A Quantification of NAADP-induced Ca²⁺ release in HEK293 cells treated with NAADP-liposomes or sphingosine at the indicated concentration. NAADP-liposomes or sphingosine was added to the cells immediately before Ca²⁺ measurement. ***, p < 0.001 by one-way ANOVA with Tukey post hoc test. B Representative images of calcium signals induced by NAADP-liposomes and sphingosine. C Quantification of sphingosine-induced Ca²⁺ release in HEK293 cells transfected with TPC siRNAs or treated with sphingosine inhibitor PF543. Cells were transfected with the indicated siRNA for 72 h before the experiment. PF543 (10 μM) was added to the cells 1 h before the experiment. Sphingosine (Sph) was added to the cells at the indicated time (arrow) during the measurement immediately before the measurement. ***, P < 0.001 compared to DMSO-treated cells by one-way ANOVA with Tukey post hoc test. D, E Quantification of NAADP- and sphingosine-induced Ca²⁺ release in HEK293 cells treated with Tet or transfected with siLIMP-2. In Tet treatment group, cells were pretreated with Tet (5 μM) for 30min before the experiment. In the siLIMP-2 transfection group, cells were transfected with siLIMP2 for 72 h before the experiment. Arrow indicates the addition of NAADP-liposomes (NAADP) or/and sphingosine (Sph) (0.05 μM or 0.5 μM) to the cells. ***, P < 0.001 compared to DMSO-treated cells by one-way ANOVA with Tukey post hoc test. For all experiments involving Ca²⁺ measurement, Ca²⁺ level was presented as change in maximum fluorescence intensity [(F_max-F₀)/F₀]. In each condition, the fluorescence intensity of 40 randomly chosen cells were measured. Source data are provided in the Source Data file.

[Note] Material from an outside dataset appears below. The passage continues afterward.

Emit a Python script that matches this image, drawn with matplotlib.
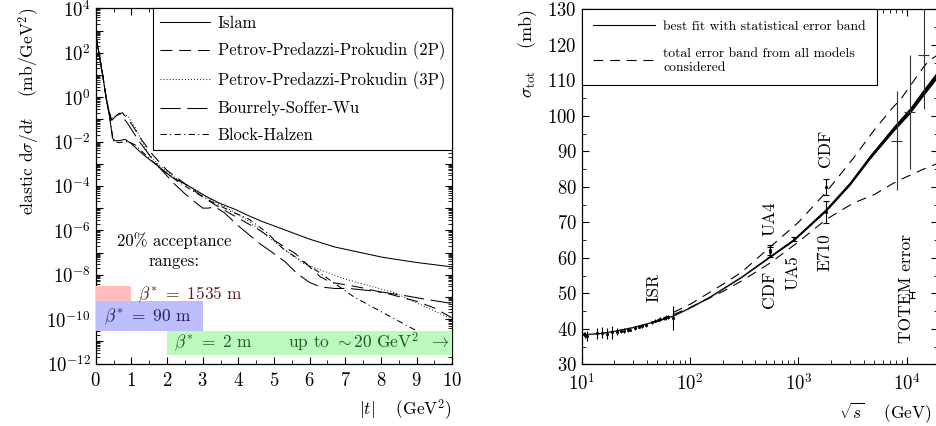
import numpy as np
import matplotlib
matplotlib.use('Agg')
import matplotlib.pyplot as plt
from matplotlib.ticker import LogLocator, FuncFormatter, MultipleLocator, NullFormatter
from matplotlib.patches import Rectangle

plt.rcParams.update({
    'font.family': 'serif',
    'font.serif': ['cmr10', 'DejaVu Serif'],
    'mathtext.fontset': 'cm',
    'axes.unicode_minus': False,
    'axes.formatter.use_mathtext': True,
    'lines.scale_dashes': False,
    'axes.linewidth': 0.9,
    'xtick.direction': 'in', 'ytick.direction': 'in',
    'xtick.top': True, 'ytick.right': True,
    'xtick.major.size': 5, 'ytick.major.size': 5,
    'xtick.minor.size': 2.8, 'ytick.minor.size': 2.8,
    'xtick.major.width': 0.8, 'ytick.major.width': 0.8,
    'xtick.minor.width': 0.6, 'ytick.minor.width': 0.6,
})

# ---------------- left panel data: log10(dsigma/dt) vs |t| ----------------
islam_t = [0, 0.1, 0.2, 0.3, 0.4, 0.47, 0.55, 0.7, 0.82, 1.0, 1.2, 1.42, 1.7, 2.13, 2.55, 3.07,
           3.5, 3.9, 4.3, 4.66, 5.0, 5.5, 6.0, 6.7, 7.42, 8.0, 8.5, 9.0, 9.5, 10.0]
islam_log = [2.85, 1.9, 0.95, -0.1, -1.0, -1.85, -1.97, -1.95, -1.9, -2.1, -2.4, -2.7, -3.05, -3.6,
             -3.95, -4.45, -4.8, -5.05, -5.35, -5.6, -5.8, -6.1, -6.4, -6.75, -7.0, -7.2, -7.33,
             -7.45, -7.55, -7.65]

ppp2_t = [0, 0.1, 0.2, 0.3, 0.42, 0.55, 0.75, 1.0, 1.3, 1.6, 2.0, 2.5, 3.0, 3.5, 4.0, 4.6, 5.1,
          5.6, 5.9, 6.3, 6.6, 7.0, 7.5, 8.3, 9.0, 9.5, 10.0]
ppp2_log = [2.85, 1.9, 0.95, -0.1, -1.0, -0.85, -0.7, -1.2, -1.95, -2.6, -3.3, -3.9, -4.5, -5.0,
            -5.45, -6.0, -6.55, -7.05, -7.5, -8.1, -8.35, -8.45, -8.6, -8.9, -9.2, -9.5, -9.95]

ppp3_t = [0, 0.1, 0.2, 0.3, 0.42, 0.55, 0.7, 0.9, 1.1, 1.3, 1.5, 1.8, 2.2, 2.7, 3.2, 3.8, 4.3,
          4.61, 5.2, 5.83, 7.0, 8.36, 10.0]
ppp3_log = [2.85, 1.9, 0.95, -0.1, -1.0, -0.85, -0.75, -0.85, -1.35, -2.0, -2.6, -3.1, -3.6, -4.1,
            -4.6, -5.1, -5.6, -6.0, -6.75, -7.5, -8.2, -8.8, -10.0]

bsw_t = [0, 0.1, 0.2, 0.3, 0.45, 0.6, 0.68, 0.9, 1.2, 1.5, 1.8, 2.2, 2.5, 2.8, 3.0, 3.15, 3.35,
         3.6, 4.0, 4.6, 5.0, 5.3, 5.65, 6.0, 6.3, 6.7, 7.1, 7.7, 8.1, 8.7, 9.3, 10.0]
bsw_log = [2.85, 1.9, 0.95, -0.1, -1.05, -0.8, -0.72, -1.2, -1.95, -2.6, -3.2, -3.9, -4.35, -4.75,
           -5.0, -5.0, -4.95, -5.2, -5.8, -6.6, -7.05, -7.4, -7.95, -8.35, -8.55, -8.62, -8.62,
           -8.72, -8.8, -8.95, -9.12, -9.3]

bh_t = [0, 0.1, 0.2, 0.3, 0.4, 0.5, 0.65, 0.9, 1.1, 1.4, 1.8, 2.3, 2.8, 3.3, 3.8, 4.3, 4.8, 5.3,
        6.0, 7.24, 8.45, 10.0]
bh_log = [2.85, 1.9, 0.95, -0.1, -1.0, -2.0, -2.05, -2.0, -2.15, -2.6, -3.2, -3.8, -4.3, -4.75,
          -5.15, -5.5, -6.1, -6.9, -7.6, -9.0, -10.05, -11.4]

model_names = ['Islam', 'Petrov-Predazzi-Prokudin (2P)', 'Petrov-Predazzi-Prokudin (3P)',
               'Bourrely-Soffer-Wu', 'Block-Halzen']

# acceptance ranges (t_min, t_max, log10 low, log10 high)
acc_1535 = [0.0, 1.0, -9.2, -8.5]
acc_90 = [0.0, 3.0, -10.55, -9.2]
acc_2 = [2.0, 10.0, -11.6, -10.55]

# ---------------- right panel data ----------------
fit_sqrt_s = [10, 15, 20, 30, 50, 70, 100, 150, 200, 300, 546, 900, 1800, 3000, 4600, 7600,
              10700, 14000, 19500]
fit_sigma = [38.3, 38.7, 39.3, 40.4, 42.2, 43.6, 45.9, 48.8, 51.2, 54.6, 60.3, 65.0, 73.5, 81.0,
             88.5, 96.5, 101.5, 106.3, 112.0]
fit_stat = [0.05, 0.05, 0.05, 0.05, 0.05, 0.05, 0.06, 0.08, 0.1, 0.12, 0.2, 0.28, 0.4, 0.5, 0.6,
            0.75, 0.85, 0.95, 1.0]

band_sqrt_s = [70, 100, 200, 300, 546, 1000, 1800, 3200, 5000, 7500, 8700, 14300, 16000, 20000]
band_upper = [44.6, 46.9, 52.5, 56.0, 63.0, 70.0, 78.5, 88.0, 96.0, 102.5, 104.5, 113.8, 115.5, 117.5]
band_lower = [44.0, 46.0, 50.5, 53.5, 58.5, 64.5, 70.8, 75.4, 77.8, 81.0, 82.0, 85.0, 85.6, 86.8]

low_sqrt_s = [10.5, 10.8, 11.1, 13.7, 15.3, 17.0, 18.9, 21.0, 23.0, 24.5, 26.5, 28.0, 31.0, 33.5,
              36.0, 39.0, 44.5, 47.0, 51.0, 53.0, 57.0, 60.0, 63.0, 69.5]
low_sigma = [38.6, 38.3, 38.0, 38.7, 38.9, 38.6, 39.0, 39.2, 39.4, 39.5, 39.6, 39.8, 40.3, 40.6,
             40.8, 41.0, 41.8, 42.3, 42.5, 42.8, 43.0, 43.2, 43.4, 43.0]
low_err = [0.6, 0.8, 1.5, 1.6, 1.5, 1.6, 1.8, 1.0, 0.6, 0.7, 0.6, 0.5, 0.5, 0.4, 0.5, 0.4, 0.4,
           0.5, 0.4, 0.5, 0.4, 0.6, 0.5, 3.3]

hi_sqrt_s = [546, 546, 900, 1800, 1800]
hi_sigma = [61.7, 62.2, 65.3, 72.8, 80.0]
hi_err = [1.4, 1.5, 0.7, 3.1, 2.3]

cosmic_sqrt_s = [8100, 10700, 14400]
cosmic_sigma = [93.0, 101.0, 117.0]
cosmic_err = [14.0, 16.0, 15.0]

exp_labels = ['ISR', 'CDF', 'UA4', 'UA5', 'E710', 'CDF', 'TOTEM error']
exp_label_x = [46, 540, 540, 880, 1760, 1760, 9800]
exp_label_y = [47.5, 46.0, 66.0, 51.0, 67.0, 85.7, 36.0]
exp_label_va = ['bottom', 'bottom', 'bottom', 'bottom', 'top', 'bottom', 'bottom']

# ---------------- figure ----------------
W, H = 937, 426
fig = plt.figure(figsize=(W / 100, H / 100), dpi=100)

axL = fig.add_axes([95.7 / W, 1 - 363.5 / H, (452.3 - 95.7) / W, (363.5 - 8.3) / H])
axR = fig.add_axes([581.7 / W, 1 - 364.3 / H, (938.5 - 581.7) / W, (364.3 - 9.3) / H])

lw = 0.75
styles = [
    dict(ls='-'),
    dict(ls=(0, (8.5, 5.0))),
    dict(ls=(0, (0.6, 1.6))),
    dict(ls=(0, (14.5, 4.8))),
    dict(ls=(0, (4.5, 2.4, 0.8, 2.4))),
]
series = [(islam_t, islam_log), (ppp2_t, ppp2_log), (ppp3_t, ppp3_log), (bsw_t, bsw_log), (bh_t, bh_log)]
for (tt, lg), st, name in zip(series, styles, model_names):
    axL.plot(tt, 10.0 ** np.array(lg), color='black', lw=lw, label=name, zorder=2, **st)

axL.set_yscale('log')
axL.set_xlim(0, 10)
axL.set_ylim(1e-12, 1e4)

for rng, col in [(acc_1535, '#ffbdbd'), (acc_90, '#bdbdfb'), (acc_2, '#bdf8bd')]:
    axL.add_patch(Rectangle((rng[0], 10 ** rng[2]), rng[1] - rng[0], 10 ** rng[3] - 10 ** rng[2],
                            facecolor=col, edgecolor='none', zorder=3))

tfs = 12.5
axL.text(2.2, 10 ** -6.45, '20% acceptance', ha='center', va='center', fontsize=12, zorder=5)
axL.text(2.2, 10 ** -7.4, 'ranges:', ha='center', va='center', fontsize=12, zorder=5)
axL.text(1.18, 10 ** -8.9, r'$\beta^{*}\ =\ 1535\ \mathrm{m}$', color='#5c1f1f', fontsize=tfs,
         ha='left', va='center', zorder=5)
axL.text(0.22, 10 ** -9.9, r'$\beta^{*}\ =\ 90\ \mathrm{m}$', color='#1f1f66', fontsize=tfs,
         ha='left', va='center', zorder=5)
axL.text(2.2, 10 ** -11.05, r'$\beta^{*}\ =\ 2\ \mathrm{m}$', color='#1f5a1f', fontsize=tfs,
         ha='left', va='center', zorder=5)
axL.text(9.93, 10 ** -11.05, r'up to $\sim 20\ \mathrm{GeV}^2\ \ \rightarrow$', color='#1f5a1f',
         fontsize=tfs, ha='right', va='center', zorder=5)

axL.yaxis.set_major_locator(LogLocator(base=10, numticks=40))
axL.yaxis.set_minor_locator(LogLocator(base=10, subs=np.arange(2, 10), numticks=200))
axL.yaxis.set_minor_formatter(NullFormatter())


def even_fmt(v, pos):
    e = int(round(np.log10(v)))
    return r'$10^{%d}$' % e if e % 2 == 0 else ''


axL.yaxis.set_major_formatter(FuncFormatter(even_fmt))
axL.xaxis.set_major_locator(MultipleLocator(1))
axL.xaxis.set_minor_locator(MultipleLocator(0.5))
axL.xaxis.set_major_formatter(FuncFormatter(lambda v, p: r'$%d$' % int(round(v))))
axL.tick_params(labelsize=13.5, which='both')
axL.tick_params(axis='x', pad=6)

axL.set_ylabel(r'elastic $\mathrm{d}\sigma/\mathrm{d}t$ $\quad$(mb/GeV$^2$)', loc='top', fontsize=12.5,
               labelpad=3)
axL.set_xlabel(r'$|t|$ $\quad$(GeV$^2$)', loc='right', fontsize=12.5, labelpad=5)

legL = axL.legend(loc='upper right', bbox_to_anchor=(1.0, 1.0), borderaxespad=0, fontsize=12,
                  frameon=True, fancybox=False, edgecolor='black', framealpha=1, handlelength=3.0,
                  handletextpad=0.5, labelspacing=0.66, borderpad=0.42)
legL.get_frame().set_linewidth(0.8)
legL.set_zorder(6)

# ---------------- right panel ----------------
fs = np.array(fit_sqrt_s, dtype=float)
fsig = np.array(fit_sigma)
fst = np.array(fit_stat)
axR.fill_between(fs, fsig - fst, fsig + fst, color='black', lw=0, zorder=3)
axR.plot(fs, fsig, color='black', lw=0.8, zorder=3, label='best fit with statistical error band')
axR.plot(band_sqrt_s, band_upper, color='black', lw=0.8, ls=(0, (7, 5)), zorder=3,
         label='total error band from all models\nconsidered')
axR.plot(band_sqrt_s, band_lower, color='black', lw=0.8, ls=(0, (7, 5)), zorder=3)

axR.errorbar(low_sqrt_s, low_sigma, yerr=low_err, fmt='.', color='black', ms=2.5, elinewidth=0.8,
             capsize=0, zorder=4)
axR.errorbar(hi_sqrt_s, hi_sigma, yerr=hi_err, fmt='.', color='black', ms=2.5, elinewidth=0.8,
             capsize=2.5, capthick=0.8, zorder=4)
cx = np.array(cosmic_sqrt_s, dtype=float)
axR.errorbar(cx, cosmic_sigma, yerr=cosmic_err, xerr=[cx * 0.12, cx * 0.12], fmt='none',
             ecolor='#333333', elinewidth=0.8, capsize=0, zorder=4)
axR.errorbar([11200], [49.6], yerr=[0.8], fmt='none', ecolor='black', elinewidth=0.8, capsize=2.5,
             capthick=0.8, zorder=4)

for lab, x, y, va in zip(exp_labels, exp_label_x, exp_label_y, exp_label_va):
    axR.text(x, y, lab, rotation=90, ha='center', va=va, fontsize=12.5, zorder=5)

axR.set_xscale('log')
axR.set_xlim(10, 10 ** 4.292)
axR.set_ylim(30, 130)
axR.yaxis.set_major_locator(MultipleLocator(10))
axR.yaxis.set_minor_locator(MultipleLocator(5))
axR.xaxis.set_major_locator(LogLocator(base=10, numticks=10))
axR.xaxis.set_minor_locator(LogLocator(base=10, subs=np.arange(2, 10), numticks=50))
axR.xaxis.set_minor_formatter(NullFormatter())
axR.xaxis.set_major_formatter(FuncFormatter(lambda v, p: r'$10^{%d}$' % int(round(np.log10(v)))))
axR.yaxis.set_major_formatter(FuncFormatter(lambda v, p: r'$%d$' % int(round(v))))
axR.tick_params(labelsize=13.5, which='both')
axR.tick_params(axis='x', pad=6)
axR.set_ylabel(r'$\sigma_{\mathrm{tot}}$ $\quad$(mb)', loc='top', fontsize=13, labelpad=6)
axR.set_xlabel(r'$\sqrt{s}$ $\quad$(GeV)', fontsize=12.5, ha='right', va='top')
axR.xaxis.set_label_coords(0.982, -0.1)

legR = axR.legend(loc='upper left', bbox_to_anchor=(0.0, 1.0), borderaxespad=0, fontsize=9.8,
                  frameon=True, fancybox=False, edgecolor='black', framealpha=1, handlelength=4.6,
                  handletextpad=0.6, labelspacing=1.1, borderpad=0.8)
legR.get_frame().set_linewidth(0.8)
legR.set_zorder(6)

fig.savefig('out.png', dpi=100)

Fig. 9. Schematic illustration of the proposed mechanism of Tet-mediated inhibition of NAADP-mediated calcium signaling.

A Under control condition, cholesterol and sphingosine undergo lysosomal efflux mediated by LIMP-2 and TPC2, respectively. TPCs mediated Ca²⁺ efflux in response to NAADP. B In the presence of Tet, cholesterol, and sphingosine efflux through LIMP-2 was blocked, TPCs become insensitive to NAADP activation. C In the presence of Tet, the addition of sphingosine (low concentration) and NAADP, or sphingosine (high concentration) alone restored TPCs-mediated Ca²⁺ efflux. Created in BioRender.